* What the task requires *
Print the records below exactly, from the line containing "Generate a component" down to the line containing "38, 39, 40];", both lines included, and omit every picture.

# Record list start

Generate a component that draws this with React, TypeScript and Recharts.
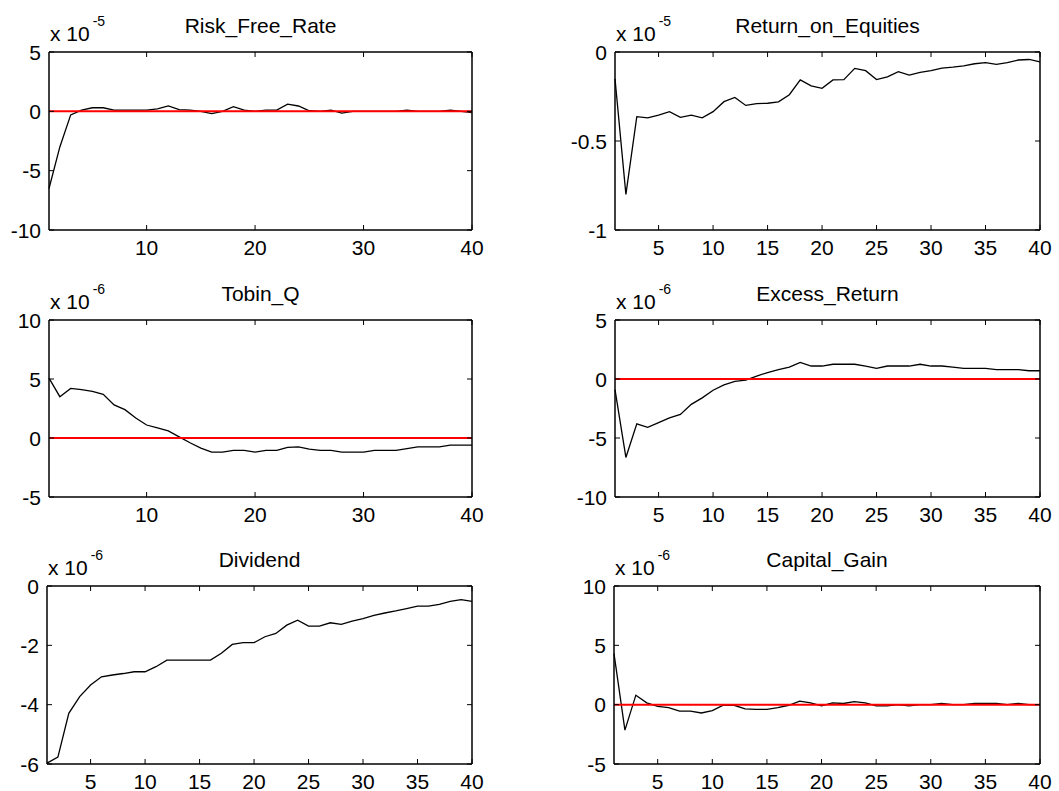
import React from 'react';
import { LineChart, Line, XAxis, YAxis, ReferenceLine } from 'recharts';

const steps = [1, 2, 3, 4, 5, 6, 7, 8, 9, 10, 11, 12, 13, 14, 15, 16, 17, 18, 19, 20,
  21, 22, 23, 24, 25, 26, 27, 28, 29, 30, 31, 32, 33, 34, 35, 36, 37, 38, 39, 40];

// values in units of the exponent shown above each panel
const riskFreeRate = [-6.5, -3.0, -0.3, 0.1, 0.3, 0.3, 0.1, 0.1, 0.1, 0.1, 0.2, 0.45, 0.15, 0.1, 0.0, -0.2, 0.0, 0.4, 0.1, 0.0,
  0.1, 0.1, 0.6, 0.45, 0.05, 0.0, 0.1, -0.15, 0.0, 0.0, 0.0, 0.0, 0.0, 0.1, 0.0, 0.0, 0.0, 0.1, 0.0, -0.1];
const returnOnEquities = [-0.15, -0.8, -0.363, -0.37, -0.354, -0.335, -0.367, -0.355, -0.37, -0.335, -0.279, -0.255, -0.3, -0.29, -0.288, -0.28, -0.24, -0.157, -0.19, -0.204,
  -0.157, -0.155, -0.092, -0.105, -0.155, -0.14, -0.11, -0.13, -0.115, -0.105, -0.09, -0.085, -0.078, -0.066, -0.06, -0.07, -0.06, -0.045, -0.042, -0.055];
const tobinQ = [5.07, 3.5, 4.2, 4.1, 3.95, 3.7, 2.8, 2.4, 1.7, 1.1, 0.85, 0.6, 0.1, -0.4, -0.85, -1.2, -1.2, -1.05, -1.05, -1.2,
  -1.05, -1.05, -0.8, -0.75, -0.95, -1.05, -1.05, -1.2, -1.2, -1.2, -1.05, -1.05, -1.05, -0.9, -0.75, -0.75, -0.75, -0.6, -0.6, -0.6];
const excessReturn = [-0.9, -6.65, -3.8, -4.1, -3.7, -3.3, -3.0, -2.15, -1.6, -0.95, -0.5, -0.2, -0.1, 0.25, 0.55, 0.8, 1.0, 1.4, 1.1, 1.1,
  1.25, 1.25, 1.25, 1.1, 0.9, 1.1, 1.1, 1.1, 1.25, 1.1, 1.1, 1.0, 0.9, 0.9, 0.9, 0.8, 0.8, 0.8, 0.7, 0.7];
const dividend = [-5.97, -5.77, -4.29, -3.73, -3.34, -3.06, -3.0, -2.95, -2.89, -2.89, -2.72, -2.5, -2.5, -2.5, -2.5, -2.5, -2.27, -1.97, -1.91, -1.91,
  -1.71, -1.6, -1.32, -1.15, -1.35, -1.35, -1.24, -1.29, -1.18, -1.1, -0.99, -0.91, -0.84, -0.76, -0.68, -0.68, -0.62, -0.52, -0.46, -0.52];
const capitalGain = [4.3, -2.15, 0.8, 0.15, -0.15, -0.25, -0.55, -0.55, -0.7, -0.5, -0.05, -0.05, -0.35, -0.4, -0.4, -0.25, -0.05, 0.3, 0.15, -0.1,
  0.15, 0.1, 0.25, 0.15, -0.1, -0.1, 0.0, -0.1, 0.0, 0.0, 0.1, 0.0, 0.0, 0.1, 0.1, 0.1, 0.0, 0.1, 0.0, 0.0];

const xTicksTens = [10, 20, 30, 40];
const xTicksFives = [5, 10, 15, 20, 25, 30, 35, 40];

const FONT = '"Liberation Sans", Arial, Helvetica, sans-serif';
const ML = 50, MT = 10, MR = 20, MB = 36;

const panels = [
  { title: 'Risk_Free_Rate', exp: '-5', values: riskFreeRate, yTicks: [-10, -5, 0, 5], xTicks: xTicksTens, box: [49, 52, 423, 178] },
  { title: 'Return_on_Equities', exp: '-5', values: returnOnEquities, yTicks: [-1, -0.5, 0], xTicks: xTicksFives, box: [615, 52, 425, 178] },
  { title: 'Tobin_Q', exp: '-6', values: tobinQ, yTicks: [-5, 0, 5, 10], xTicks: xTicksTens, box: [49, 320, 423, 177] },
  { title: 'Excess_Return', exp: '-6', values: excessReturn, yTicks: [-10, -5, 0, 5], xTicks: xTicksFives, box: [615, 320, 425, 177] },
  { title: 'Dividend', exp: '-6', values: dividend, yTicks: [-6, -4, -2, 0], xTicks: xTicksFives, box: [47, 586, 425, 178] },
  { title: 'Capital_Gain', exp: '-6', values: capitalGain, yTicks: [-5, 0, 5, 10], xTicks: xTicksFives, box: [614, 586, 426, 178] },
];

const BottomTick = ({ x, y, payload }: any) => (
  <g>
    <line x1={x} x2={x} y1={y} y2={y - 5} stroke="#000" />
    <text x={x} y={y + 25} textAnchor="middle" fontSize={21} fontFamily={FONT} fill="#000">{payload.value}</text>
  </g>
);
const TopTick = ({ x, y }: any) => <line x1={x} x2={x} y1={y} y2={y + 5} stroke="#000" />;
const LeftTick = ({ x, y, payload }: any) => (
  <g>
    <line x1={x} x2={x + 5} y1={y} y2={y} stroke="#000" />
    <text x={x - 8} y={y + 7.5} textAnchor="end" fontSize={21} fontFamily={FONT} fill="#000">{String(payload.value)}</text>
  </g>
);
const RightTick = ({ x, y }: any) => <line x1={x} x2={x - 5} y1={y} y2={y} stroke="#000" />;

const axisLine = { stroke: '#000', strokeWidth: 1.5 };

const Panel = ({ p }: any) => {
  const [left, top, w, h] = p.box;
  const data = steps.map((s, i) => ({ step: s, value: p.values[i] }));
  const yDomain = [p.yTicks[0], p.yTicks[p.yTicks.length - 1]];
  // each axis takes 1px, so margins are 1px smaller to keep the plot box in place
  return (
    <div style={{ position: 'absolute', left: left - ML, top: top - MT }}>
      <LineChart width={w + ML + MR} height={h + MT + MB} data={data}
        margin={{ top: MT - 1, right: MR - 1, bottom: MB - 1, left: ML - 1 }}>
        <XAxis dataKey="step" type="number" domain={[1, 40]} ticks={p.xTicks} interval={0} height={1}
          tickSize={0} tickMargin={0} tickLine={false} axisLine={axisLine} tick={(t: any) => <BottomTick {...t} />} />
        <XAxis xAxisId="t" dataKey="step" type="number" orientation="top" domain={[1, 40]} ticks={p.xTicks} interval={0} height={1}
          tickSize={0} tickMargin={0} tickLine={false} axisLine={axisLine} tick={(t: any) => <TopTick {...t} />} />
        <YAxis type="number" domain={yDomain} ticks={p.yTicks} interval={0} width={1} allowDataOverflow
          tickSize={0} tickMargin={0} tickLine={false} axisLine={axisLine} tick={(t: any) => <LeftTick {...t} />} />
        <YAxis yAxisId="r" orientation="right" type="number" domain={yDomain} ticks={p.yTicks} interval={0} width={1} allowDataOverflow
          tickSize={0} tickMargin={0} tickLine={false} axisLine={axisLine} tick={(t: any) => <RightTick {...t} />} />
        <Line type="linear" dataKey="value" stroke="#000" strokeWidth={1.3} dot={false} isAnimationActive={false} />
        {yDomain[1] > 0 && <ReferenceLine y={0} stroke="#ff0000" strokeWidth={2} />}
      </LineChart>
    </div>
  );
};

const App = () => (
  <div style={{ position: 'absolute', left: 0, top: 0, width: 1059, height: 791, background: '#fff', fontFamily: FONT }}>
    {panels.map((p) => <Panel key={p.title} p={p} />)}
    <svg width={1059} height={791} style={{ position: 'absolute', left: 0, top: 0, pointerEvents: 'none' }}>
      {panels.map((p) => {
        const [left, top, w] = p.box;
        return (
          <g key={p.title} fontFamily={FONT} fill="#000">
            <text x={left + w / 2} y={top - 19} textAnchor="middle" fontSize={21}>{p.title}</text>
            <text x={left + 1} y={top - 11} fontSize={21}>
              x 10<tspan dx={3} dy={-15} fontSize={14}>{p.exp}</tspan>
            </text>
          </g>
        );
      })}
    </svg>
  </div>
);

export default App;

# Record list end
# Record list start

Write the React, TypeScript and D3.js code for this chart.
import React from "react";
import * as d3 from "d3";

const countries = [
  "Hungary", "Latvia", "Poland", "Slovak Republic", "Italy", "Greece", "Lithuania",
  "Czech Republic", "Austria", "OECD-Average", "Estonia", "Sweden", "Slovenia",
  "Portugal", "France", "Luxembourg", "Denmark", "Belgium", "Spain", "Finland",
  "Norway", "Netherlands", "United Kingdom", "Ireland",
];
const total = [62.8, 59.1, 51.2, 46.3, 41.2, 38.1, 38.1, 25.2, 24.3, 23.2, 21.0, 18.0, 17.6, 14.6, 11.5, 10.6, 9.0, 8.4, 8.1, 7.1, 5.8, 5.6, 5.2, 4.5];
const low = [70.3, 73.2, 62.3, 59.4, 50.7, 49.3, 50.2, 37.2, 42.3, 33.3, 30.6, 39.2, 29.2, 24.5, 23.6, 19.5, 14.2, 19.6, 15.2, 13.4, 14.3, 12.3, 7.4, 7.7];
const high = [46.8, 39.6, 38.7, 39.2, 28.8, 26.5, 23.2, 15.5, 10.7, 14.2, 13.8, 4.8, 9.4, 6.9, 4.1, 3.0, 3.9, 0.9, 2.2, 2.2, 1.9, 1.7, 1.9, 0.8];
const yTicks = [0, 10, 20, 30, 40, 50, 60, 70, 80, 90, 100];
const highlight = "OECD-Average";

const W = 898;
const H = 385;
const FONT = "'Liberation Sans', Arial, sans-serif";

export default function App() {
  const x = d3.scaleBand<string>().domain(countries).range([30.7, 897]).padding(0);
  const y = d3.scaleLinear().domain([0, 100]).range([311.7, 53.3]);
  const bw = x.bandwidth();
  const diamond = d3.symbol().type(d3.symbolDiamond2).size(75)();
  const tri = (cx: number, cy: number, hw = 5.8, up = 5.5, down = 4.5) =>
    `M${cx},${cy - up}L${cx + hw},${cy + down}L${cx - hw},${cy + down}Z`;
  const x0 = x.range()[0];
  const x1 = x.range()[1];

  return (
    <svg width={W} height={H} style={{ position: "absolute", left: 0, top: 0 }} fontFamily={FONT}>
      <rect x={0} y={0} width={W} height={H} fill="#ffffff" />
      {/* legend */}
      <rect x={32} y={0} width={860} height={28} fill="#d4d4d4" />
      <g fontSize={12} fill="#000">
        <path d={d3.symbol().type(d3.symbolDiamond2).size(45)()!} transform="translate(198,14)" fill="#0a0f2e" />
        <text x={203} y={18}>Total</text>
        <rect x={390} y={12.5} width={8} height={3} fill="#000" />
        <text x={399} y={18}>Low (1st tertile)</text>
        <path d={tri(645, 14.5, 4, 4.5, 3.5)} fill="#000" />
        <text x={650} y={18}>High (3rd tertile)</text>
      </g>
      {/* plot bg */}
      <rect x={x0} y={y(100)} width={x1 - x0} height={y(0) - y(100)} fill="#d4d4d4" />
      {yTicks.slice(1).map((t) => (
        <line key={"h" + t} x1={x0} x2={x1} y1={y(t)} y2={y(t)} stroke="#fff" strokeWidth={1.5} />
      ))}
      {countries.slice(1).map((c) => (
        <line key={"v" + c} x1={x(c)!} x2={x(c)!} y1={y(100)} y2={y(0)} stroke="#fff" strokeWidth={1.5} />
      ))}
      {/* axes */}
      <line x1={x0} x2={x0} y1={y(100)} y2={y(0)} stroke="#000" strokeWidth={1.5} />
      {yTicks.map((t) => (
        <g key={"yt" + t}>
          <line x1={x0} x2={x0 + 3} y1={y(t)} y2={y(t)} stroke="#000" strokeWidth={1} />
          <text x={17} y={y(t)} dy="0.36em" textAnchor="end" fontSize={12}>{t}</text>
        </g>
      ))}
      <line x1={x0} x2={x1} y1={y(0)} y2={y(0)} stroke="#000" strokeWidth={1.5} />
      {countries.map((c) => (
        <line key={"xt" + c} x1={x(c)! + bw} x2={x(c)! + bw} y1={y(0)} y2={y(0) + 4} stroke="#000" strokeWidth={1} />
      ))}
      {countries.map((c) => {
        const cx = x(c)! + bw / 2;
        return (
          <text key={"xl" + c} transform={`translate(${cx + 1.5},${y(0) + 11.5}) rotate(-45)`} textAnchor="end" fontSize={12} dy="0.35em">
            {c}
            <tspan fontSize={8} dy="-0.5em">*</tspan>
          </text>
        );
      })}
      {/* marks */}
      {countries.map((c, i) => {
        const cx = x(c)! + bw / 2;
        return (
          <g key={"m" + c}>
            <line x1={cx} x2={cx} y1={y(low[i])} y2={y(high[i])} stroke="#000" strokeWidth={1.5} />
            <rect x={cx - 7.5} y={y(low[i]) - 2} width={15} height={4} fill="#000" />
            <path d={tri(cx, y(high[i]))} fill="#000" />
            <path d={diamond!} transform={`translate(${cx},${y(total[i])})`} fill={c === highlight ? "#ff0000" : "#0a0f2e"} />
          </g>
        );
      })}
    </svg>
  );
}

# Record list end

* Solution for this task *
Generate a component that draws this with React, TypeScript and Recharts.
import React from 'react';
import { LineChart, Line, XAxis, YAxis, ReferenceLine } from 'recharts';

const steps = [1, 2, 3, 4, 5, 6, 7, 8, 9, 10, 11, 12, 13, 14, 15, 16, 17, 18, 19, 20,
  21, 22, 23, 24, 25, 26, 27, 28, 29, 30, 31, 32, 33, 34, 35, 36, 37, 38, 39, 40];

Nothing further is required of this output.